Fiat’s engineering supremo, Dante Giacosa, did not hide his reservations about the 130 project. He did not particularly enjoy to design luxury vehicles and firmly believed Fiat shouldn’t make one. But those were the 1960s: Fiat’s upper management believed they could do everything, and it seemed they actually could. After all, Fiat was the biggest manufacturer in Europe and enjoyed an almost monopolistic position in a booming Italian car market. The 1960s Fiat was a confident company, so, understandably, Fiat’s top brasses felt entitled to a slice of the luxury car market. They wanted a flagship saloon to rival the best because Fiat could do everything and don’t you dare forget that. The Fiat 130 debuted in 1969 at the Geneva motor show and, boy, what a car it was. No half-measures taken, no resources spared: everything on the 130 was new, bumper to bumper.

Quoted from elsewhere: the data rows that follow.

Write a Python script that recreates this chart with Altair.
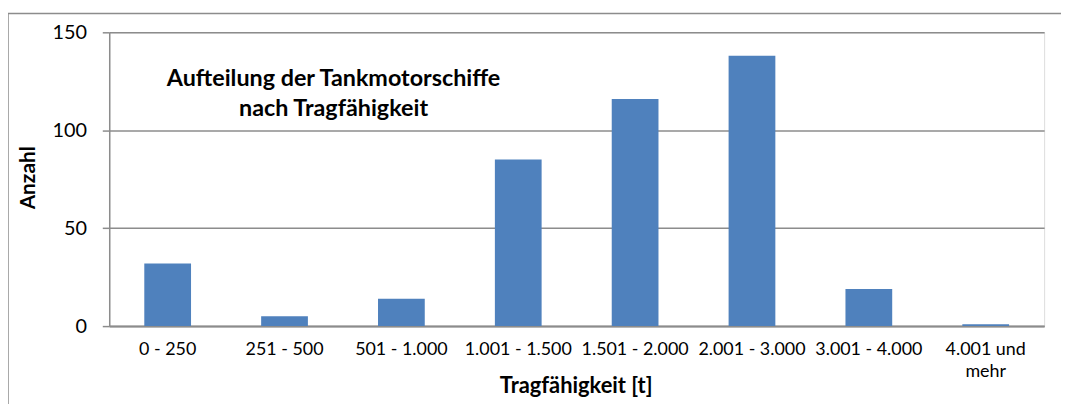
import altair as alt
import pandas as pd

categories = ["0 - 250", "251 - 500", "501 - 1.000", "1.001 - 1.500", "1.501 - 2.000",
              "2.001 - 3.000", "3.001 - 4.000", "4.001 und\nmehr"]
values = [32, 5, 14, 85, 116, 138, 19, 1]
y_ticks = [0, 50, 100, 150]
title_lines = ["Aufteilung der Tankmotorschiffe", "nach Tragfähigkeit"]

df = pd.DataFrame({"cat": categories, "val": values})
FONT = "Lato"
GREY = "#8c8c8c"

bars = alt.Chart(df).mark_bar(color="#4F81BD").encode(
    x=alt.X("cat:N", sort=categories,
            scale=alt.Scale(paddingInner=0.6, paddingOuter=0.3),
            axis=alt.Axis(title="Tragfähigkeit [t]", labelAngle=0, ticks=False,
                          labelExpr="split(datum.label, '\\n')",
                          labelFont=FONT, labelFontSize=18, labelColor="#000",
                          labelPadding=15, labelLineHeight=22,
                          domainColor=GREY, domainWidth=2,
                          titleFont=FONT, titleFontSize=22, titleFontWeight="bold",
                          titleColor="#000", titleX=470, titleY=60,
                          titleBaseline="middle")),
    y=alt.Y("val:Q", scale=alt.Scale(domain=[0, 150]),
            axis=alt.Axis(title="Anzahl", values=y_ticks, tickSize=7, tickColor=GREY,
                          tickWidth=1.5,
                          grid=True, gridColor=GREY, gridWidth=1.5,
                          domainColor=GREY, domainWidth=1.5,
                          labelFont=FONT, labelFontSize=20, labelColor="#000",
                          labelPadding=16,
                          titleFont=FONT, titleFontSize=21, titleFontWeight="bold",
                          titleColor="#000", titleAngle=270, titleX=-81, titleY=146,
                          titleBaseline="middle", titleAlign="center")),
)

title = alt.Chart(pd.DataFrame({"t": ["\n".join(title_lines)]})).mark_text(
    font=FONT, fontSize=23.5, fontWeight="bold", color="#000", align="center",
    baseline="middle", lineBreak="\n", lineHeight=30
).encode(text="t:N", x=alt.value(226), y=alt.value(47))

frame_src = pd.DataFrame({"a": [0]})
frame_top = alt.Chart(frame_src).mark_rule(color=GREY, strokeWidth=1.5).encode(
    x=alt.value(-102), x2=alt.value(2000), y=alt.value(-19))
frame_left = alt.Chart(frame_src).mark_rule(color=GREY, strokeWidth=1.5).encode(
    x=alt.value(-102), y=alt.value(-19), y2=alt.value(2000))

chart = alt.layer(frame_top, frame_left, bars, title).properties(
    width=942, height=296,
    autosize=alt.AutoSizeParams(type="none"),
    padding={"left": 102, "top": 23, "right": 17, "bottom": 77},
).configure_view(stroke=None).configure(background="white")

chart.save("out.html", embed_options={"renderer": "svg", "actions": False})
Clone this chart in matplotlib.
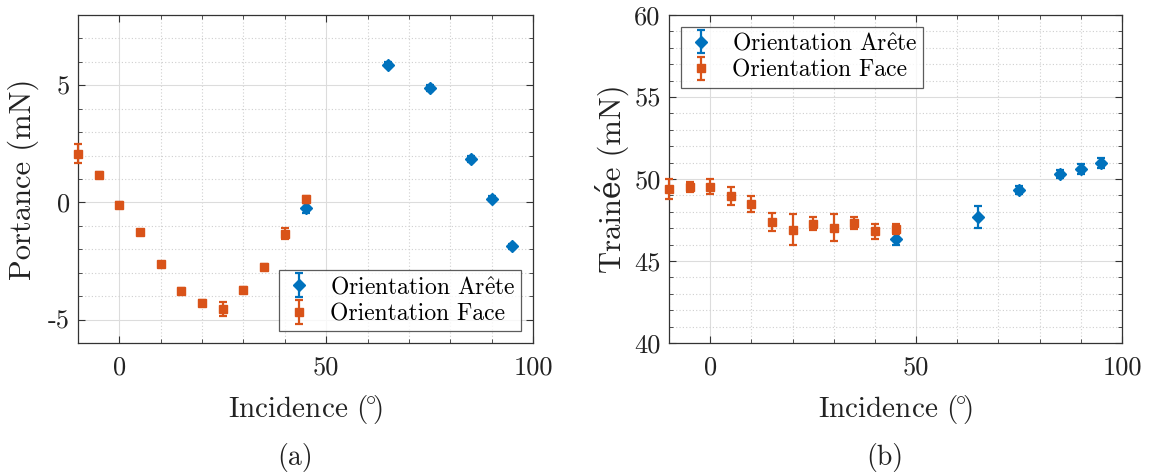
import matplotlib
matplotlib.use("Agg")
import matplotlib.pyplot as plt
from matplotlib.ticker import MultipleLocator, FuncFormatter

plt.rcParams['font.family'] = ['cmr10', 'DejaVu Serif']
plt.rcParams['mathtext.fontset'] = 'cm'
plt.rcParams['axes.formatter.use_mathtext'] = True

BLUE = '#0072BD'
ORANGE = '#D95319'

# Data
face_x = [-10, -5, 0, 5, 10, 15, 20, 25, 30, 35, 40, 45]
face_lift = [2.08, 1.19, -0.10, -1.26, -2.64, -3.76, -4.30, -4.56, -3.72, -2.74, -1.33, 0.13]
face_lift_err = [0.40, 0.10, 0.10, 0.10, 0.10, 0.10, 0.12, 0.30, 0.12, 0.10, 0.22, 0.15]
arete_x = [45, 65, 75, 85, 90, 95]
arete_lift = [-0.23, 5.88, 4.89, 1.86, 0.16, -1.88]
arete_lift_err = [0.22, 0.12, 0.12, 0.12, 0.12, 0.12]

face_drag = [49.39, 49.53, 49.53, 48.99, 48.48, 47.37, 46.92, 47.27, 47.04, 47.31, 46.80, 46.96]
face_drag_err = [0.60, 0.30, 0.45, 0.55, 0.50, 0.53, 0.94, 0.40, 0.80, 0.38, 0.43, 0.30]
arete_drag = [46.36, 47.67, 49.35, 50.30, 50.60, 50.95]
arete_drag_err = [0.40, 0.67, 0.25, 0.25, 0.30, 0.30]

label_arete = r'Orientation Ar$\hat{\mathrm{e}}$te'
label_face = 'Orientation Face'
xlabel = r'Incidence ($\!^{\circ}\!$)'

W, H = 1151, 473
fig = plt.figure(figsize=(W / 100, H / 100), dpi=100)

def px_axes(l, r, t, b):
    return fig.add_axes([l / W, 1 - b / H, (r - l) / W, (b - t) / H])

ax1 = px_axes(78, 533, 15, 343)
ax2 = px_axes(669, 1122, 15, 343)

fmt = FuncFormatter(lambda v, p: '%d' % round(v))

def style(ax, ylim, ymajor):
    ax.set_xlim(-10, 100)
    ax.set_ylim(*ylim)
    ax.xaxis.set_major_locator(MultipleLocator(50))
    ax.xaxis.set_minor_locator(MultipleLocator(10))
    ax.yaxis.set_major_locator(MultipleLocator(ymajor))
    ax.yaxis.set_minor_locator(MultipleLocator(1))
    ax.xaxis.set_major_formatter(fmt)
    ax.yaxis.set_major_formatter(fmt)
    ax.grid(True, which='major', color='#dcdcdc', linewidth=0.8, linestyle='-')
    ax.grid(True, which='minor', color='#cfcfcf', linewidth=0.8, linestyle=(0, (1, 2)))
    ax.set_axisbelow(True)
    ax.tick_params(which='both', direction='in', top=True, right=True, labelsize=19, color='#333333',
                   labelcolor='#222222')
    ax.tick_params(axis='x', which='major', pad=9)
    ax.tick_params(axis='y', which='major', pad=6)
    ax.tick_params(which='major', length=5)
    ax.tick_params(which='minor', length=3)
    for s in ax.spines.values():
        s.set_color('#333333')
        s.set_linewidth(0.9)
    ax.set_xlabel(xlabel, fontsize=21, labelpad=10, color='#222222')

def plot_series(ax, fy, fe, ay, ae):
    ha = ax.errorbar(arete_x, ay, yerr=ae, fmt='D', color=BLUE, markersize=6,
                     capsize=3, elinewidth=1.6, capthick=1.6, label=label_arete, zorder=3)
    hf = ax.errorbar(face_x, fy, yerr=fe, fmt='s', color=ORANGE, markersize=6,
                     capsize=3, elinewidth=1.6, capthick=1.6, label=label_face, zorder=4)
    for h in (ha, hf):
        for art in h.get_children():
            art.set_clip_on(False)
    return ha, hf

plot_series(ax1, face_lift, face_lift_err, arete_lift, arete_lift_err)
style(ax1, (-6, 8), 5)
ax1.set_ylabel('Portance (mN)', fontsize=22, labelpad=6, color='#222222')
leg1 = ax1.legend(loc='lower right', fontsize=17, frameon=True, fancybox=False,
                  edgecolor='#333333', borderaxespad=0.5, handletextpad=0.7, borderpad=0.25,
                  labelspacing=0.2, handlelength=1.2)
leg1.get_frame().set_linewidth(0.9)

plot_series(ax2, face_drag, face_drag_err, arete_drag, arete_drag_err)
style(ax2, (40, 60), 5)
ax2.set_ylabel('Trainée (mN)', fontsize=22, labelpad=4, color='#222222')
leg2 = ax2.legend(loc='upper left', fontsize=17, frameon=True, fancybox=False,
                  edgecolor='#333333', borderaxespad=0.5, handletextpad=0.7, borderpad=0.25,
                  labelspacing=0.2, handlelength=1.2)
leg2.get_frame().set_linewidth(0.9)

fig.text(295 / W, 1 - 457 / H, '(a)', ha='center', va='center', fontsize=20, color='#222222')
fig.text(885 / W, 1 - 457 / H, '(b)', ha='center', va='center', fontsize=20, color='#222222')

fig.savefig('out.png', dpi=100)
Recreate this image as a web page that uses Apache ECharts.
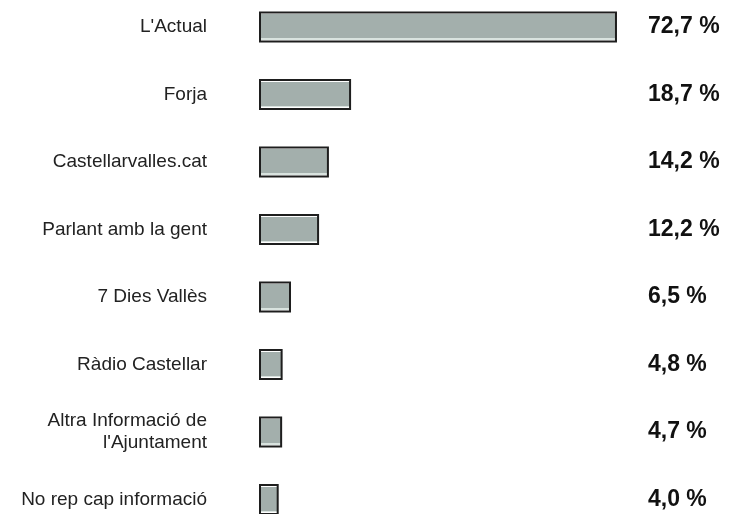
<!DOCTYPE html>
<html>
<head>
<meta charset="utf-8">
<script src="https://cdn.jsdelivr.net/npm/echarts@6/dist/echarts.min.js"></script>
<style>
  html, body { margin: 0; padding: 0; background: #fff; }
  #chart { width: 740px; height: 514px; }
</style>
</head>
<body>
<div id="chart"></div>
<script>
const categories = [
  "L'Actual",
  "Forja",
  "Castellarvalles.cat",
  "Parlant amb la gent",
  "7 Dies Vallès",
  "Ràdio Castellar",
  "Altra Informació de\nl'Ajuntament",
  "No rep cap informació"
];
const values = [72.7, 18.7, 14.2, 12.2, 6.5, 4.8, 4.7, 4.0];

const valueLabels = values.map(v => v.toFixed(1).replace('.', ',') + ' %');

const myChart = echarts.init(document.getElementById('chart'));

// bar fill: grey with thin white lines near top and bottom
const barFill = new echarts.graphic.LinearGradient(0, 0, 0, 1, [
  { offset: 0, color: '#ffffff' },
  { offset: 0.09, color: '#ffffff' },
  { offset: 0.09, color: '#a3afac' },
  { offset: 0.87, color: '#a3afac' },
  { offset: 0.87, color: '#d9e3df' },
  { offset: 0.91, color: '#d9e3df' },
  { offset: 0.91, color: '#ffffff' },
  { offset: 1, color: '#ffffff' }
]);

myChart.setOption({
  animation: false,
  grid: {
    left: 259,
    right: 92,
    top: -6.75,
    height: 540,
    outerBoundsMode: 'none',
    containLabel: false
  },
  xAxis: {
    type: 'value',
    min: 0,
    max: 79,
    show: false
  },
  yAxis: [
    {
      type: 'category',
      data: categories,
      inverse: true,
      axisLine: { show: false },
      axisTick: { show: false },
      axisLabel: {
        margin: 52,
        fontFamily: 'Liberation Sans, Arial, sans-serif',
        fontSize: 19,
        lineHeight: 22,
        color: '#222',
        padding: [2, 0, 0, 0]
      }
    },
    {
      type: 'category',
      data: valueLabels,
      inverse: true,
      position: 'right',
      axisLine: { show: false },
      axisTick: { show: false },
      axisLabel: {
        margin: 0,
        align: 'left',
        fontFamily: 'Liberation Sans, Arial, sans-serif',
        fontSize: 23,
        fontWeight: 'bold',
        color: '#111',
        padding: [2, 0, 0, 0]
      }
    }
  ],
  series: [
    {
      type: 'bar',
      data: values,
      barWidth: 31,
      itemStyle: {
        color: barFill,
        borderColor: '#1e1e1e',
        borderWidth: 2
      }
    }
  ]
});
</script>
</body>
</html>
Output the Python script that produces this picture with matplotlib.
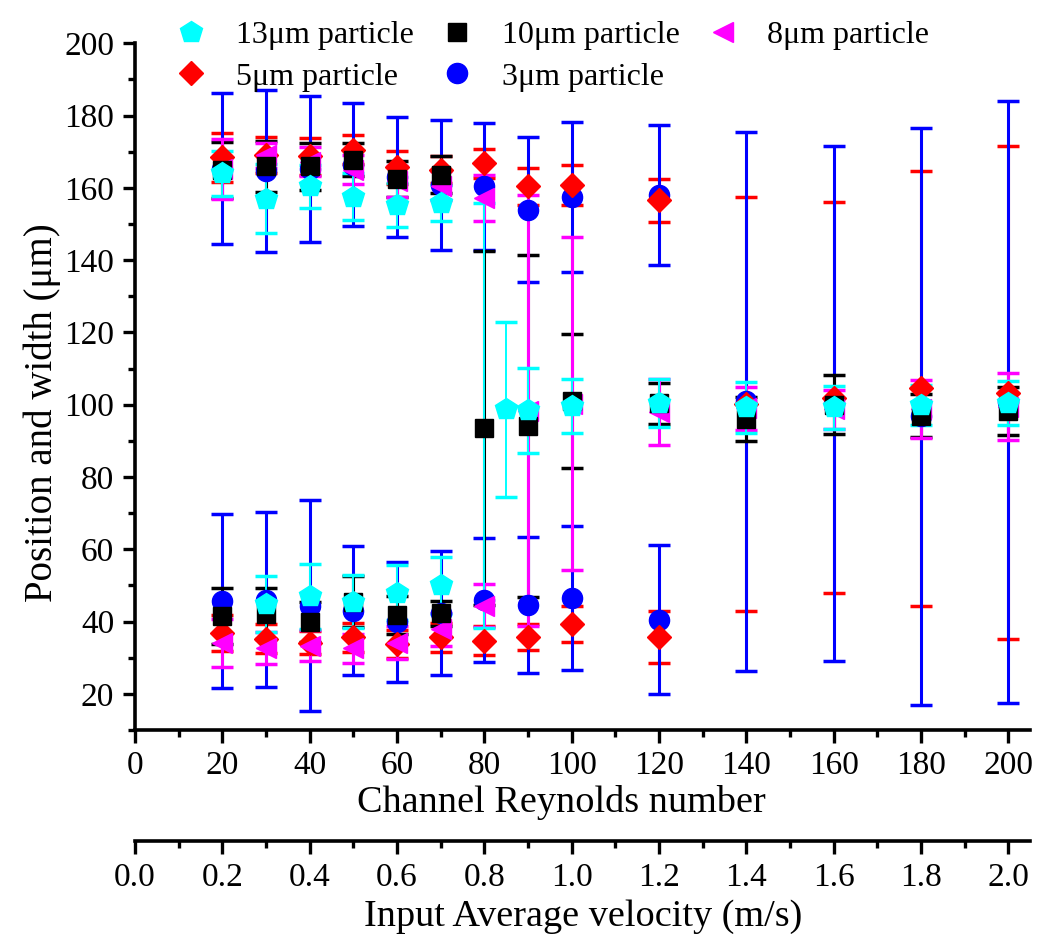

Its chrome-laden body measured over 4.7 meters in length, under its vast bonnet laid an all-new 2.8 liters V6 engine designed by ex-Ferrari engineer Aurelio Lampredi. Power went to the rear wheels via either a five-speed manual or a three-speed automatic transmission.
With the 130, Fiat built a car aimed squarely at the Mercedes 250S: perhaps too much in regards to the styling, as the 130 got criticized for looking somewhat derivative. One thing was sure though, the big Fiat’s specification, finish, and presence was more than a match for the German saloon: no excuses needed to be made.
But the best was yet to come.
In 1972 the two most significant criticisms made to Fiat’s flagship up to that point, derivative looks and lack of power were addressed.
Pininfarina designed an utterly glorious coupé derivative of the 130, equipped with a 3,2 liters version of the V6 good for 160HP, which was extended to the saloon too.
The shape of the 130 Coupé is commonly attributed to Pininfarina’s Paolo Martin, and it’s perhaps his finest hour: it strikes a unique balance between drama and elegance. A true design classic… Yet a regrettably useless one.
The coupè did not save the 130 from being a complete market failure: only about 20.000 were made between ’69 and 1977, a quarter of which were coupès.
Punitive taxation for the engines above 2 liters of displacement meant that few Italians bought such big cars. Those who did, generally sought the distinction of a prestigious foreign brand like Mercedes or Jaguar. Today the Fiat 130 stands tall as a symbol of a bygone era when Fiat ruled and had the guts and resources to try beat Mercedes Benz at its own game.